Die Veränderungen zeigen schon erste Erfolge. Viele Studierende sind begeistert über die praktischen Bezüge zur Ökotheologie und engagieren sich auf vielfältige Weise in unterschiedlichen Projekten. Manche drehen Filme, die die Mülltrennung auf dem Campus erklären, andere machen beim Urban-Gardening mit oder komponieren Lieder zum Thema Bewahrung der Schöpfung, um das Thema und damit verbundene mögliche Verhaltensänderungen immer bekannter zu machen.

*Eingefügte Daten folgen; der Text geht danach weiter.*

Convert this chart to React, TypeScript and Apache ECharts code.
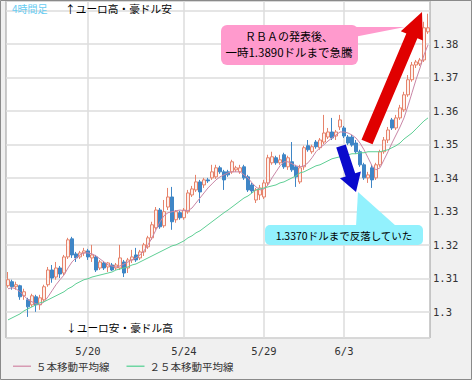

Damit Gottes Liebe erfahrbar bleibt

Ab 2024 beginnt die zweite Phase des Projektes. Hier steht vor allem die Wissensvermittlung auch außerhalb der Hochschule im Vordergrund. Denn das JTS spielt eine wichtige Rolle bei der Sensibilisierung der theologischen Schulen und Kirchen für die ökologische Krise, indem sie etwa Kurse und Seminare zu ökologischen Themen anbietet. Hierbei werden auch neue Themen in Bezug auf die Ökotheologie erforscht. Desweiteren ist eine internationale und interreligiöse Konferenz geplant, die weit über den Campus hinaus gehen und hoffentlich, so hofft Lakawa, große Strahlkraft entwickeln wird und so ermöglicht, dass die indonesische Gesellschaft und die Religionen miteinander auf die ökologische Krise reagieren können. Warum das alles? Für Lakawa keine Frage: „Auch in hundert Jahren soll Gottes Liebe für die gesamte Schöpfung noch erlebbar sein und die Natur soll nicht nur überleben, sondern aufblühen.“ Und um das zu erreichen, geht das Jakarta Theology Seminary in der Ausbildung seiner Studierenden immer wieder innovative Wege. Das „Green Campus, Blue Seminary“-Projekt ist einer davon.